--- Begin Collected material ---

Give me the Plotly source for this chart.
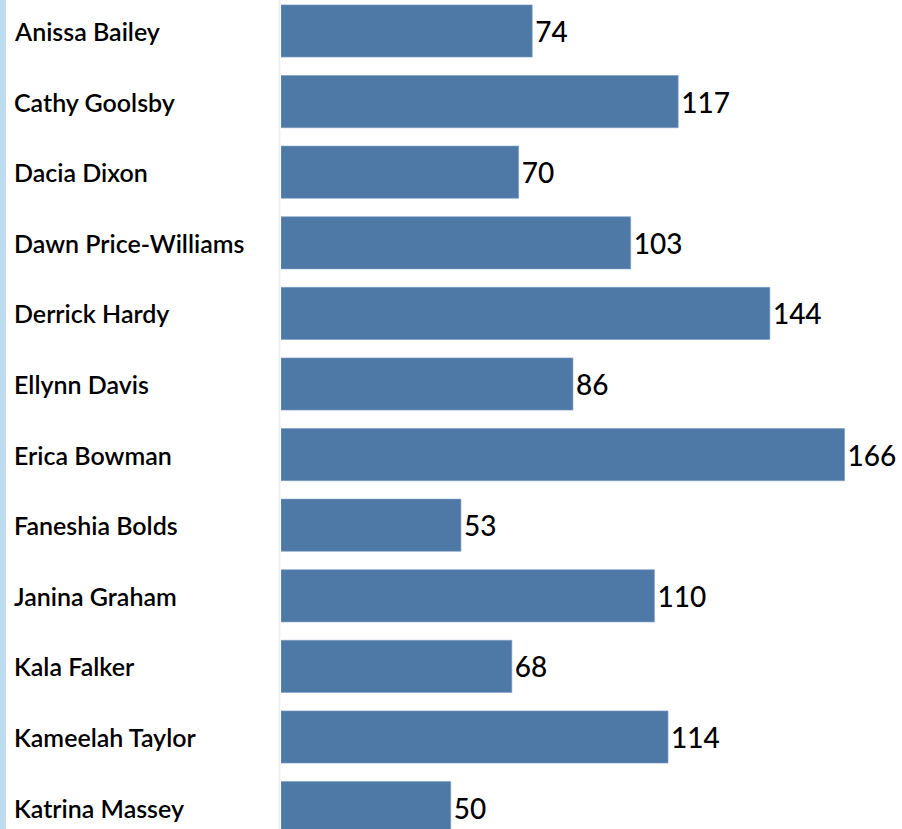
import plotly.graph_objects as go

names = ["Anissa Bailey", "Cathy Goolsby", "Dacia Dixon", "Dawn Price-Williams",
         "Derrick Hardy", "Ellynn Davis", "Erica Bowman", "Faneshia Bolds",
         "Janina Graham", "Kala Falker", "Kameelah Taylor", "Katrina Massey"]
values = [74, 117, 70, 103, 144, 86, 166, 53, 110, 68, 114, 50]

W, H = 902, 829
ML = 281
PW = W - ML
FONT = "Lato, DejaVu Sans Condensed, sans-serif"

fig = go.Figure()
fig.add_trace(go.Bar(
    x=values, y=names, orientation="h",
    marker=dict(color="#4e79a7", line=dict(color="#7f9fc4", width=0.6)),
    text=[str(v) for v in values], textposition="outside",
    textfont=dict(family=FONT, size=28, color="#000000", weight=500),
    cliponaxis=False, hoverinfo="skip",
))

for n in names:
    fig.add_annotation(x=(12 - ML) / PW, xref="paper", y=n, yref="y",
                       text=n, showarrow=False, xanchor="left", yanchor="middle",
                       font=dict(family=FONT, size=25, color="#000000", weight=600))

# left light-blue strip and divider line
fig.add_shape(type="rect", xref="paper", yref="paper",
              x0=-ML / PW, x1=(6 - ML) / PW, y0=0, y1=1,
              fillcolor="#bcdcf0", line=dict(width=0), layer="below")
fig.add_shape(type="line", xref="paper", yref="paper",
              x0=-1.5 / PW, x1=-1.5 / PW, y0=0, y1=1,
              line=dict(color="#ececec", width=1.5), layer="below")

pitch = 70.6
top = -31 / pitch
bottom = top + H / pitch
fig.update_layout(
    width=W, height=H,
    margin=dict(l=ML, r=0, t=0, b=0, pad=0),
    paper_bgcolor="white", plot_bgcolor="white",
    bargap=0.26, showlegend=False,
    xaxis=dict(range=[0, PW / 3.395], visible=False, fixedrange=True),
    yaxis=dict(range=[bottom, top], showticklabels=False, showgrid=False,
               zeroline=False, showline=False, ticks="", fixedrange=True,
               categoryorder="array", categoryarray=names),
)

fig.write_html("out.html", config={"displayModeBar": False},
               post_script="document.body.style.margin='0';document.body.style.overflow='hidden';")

--- End Collected material ---

Task statement
Quote everything in the listing above exactly; pictures are the only thing to omit.

Reply
Give me the Plotly source for this chart.
import plotly.graph_objects as go

names = ["Anissa Bailey", "Cathy Goolsby", "Dacia Dixon", "Dawn Price-Williams",
         "Derrick Hardy", "Ellynn Davis", "Erica Bowman", "Faneshia Bolds",
         "Janina Graham", "Kala Falker", "Kameelah Taylor", "Katrina Massey"]
values = [74, 117, 70, 103, 144, 86, 166, 53, 110, 68, 114, 50]

W, H = 902, 829
ML = 281
PW = W - ML
FONT = "Lato, DejaVu Sans Condensed, sans-serif"

fig = go.Figure()
fig.add_trace(go.Bar(
    x=values, y=names, orientation="h",
    marker=dict(color="#4e79a7", line=dict(color="#7f9fc4", width=0.6)),
    text=[str(v) for v in values], textposition="outside",
    textfont=dict(family=FONT, size=28, color="#000000", weight=500),
    cliponaxis=False, hoverinfo="skip",
))

for n in names:
    fig.add_annotation(x=(12 - ML) / PW, xref="paper", y=n, yref="y",
                       text=n, showarrow=False, xanchor="left", yanchor="middle",
                       font=dict(family=FONT, size=25, color="#000000", weight=600))

# left light-blue strip and divider line
fig.add_shape(type="rect", xref="paper", yref="paper",
              x0=-ML / PW, x1=(6 - ML) / PW, y0=0, y1=1,
              fillcolor="#bcdcf0", line=dict(width=0), layer="below")
fig.add_shape(type="line", xref="paper", yref="paper",
              x0=-1.5 / PW, x1=-1.5 / PW, y0=0, y1=1,
              line=dict(color="#ececec", width=1.5), layer="below")

pitch = 70.6
top = -31 / pitch
bottom = top + H / pitch
fig.update_layout(
    width=W, height=H,
    margin=dict(l=ML, r=0, t=0, b=0, pad=0),
    paper_bgcolor="white", plot_bgcolor="white",
    bargap=0.26, showlegend=False,
    xaxis=dict(range=[0, PW / 3.395], visible=False, fixedrange=True),
    yaxis=dict(range=[bottom, top], showticklabels=False, showgrid=False,
               zeroline=False, showline=False, ticks="", fixedrange=True,
               categoryorder="array", categoryarray=names),
)

fig.write_html("out.html", config={"displayModeBar": False},
               post_script="document.body.style.margin='0';document.body.style.overflow='hidden';")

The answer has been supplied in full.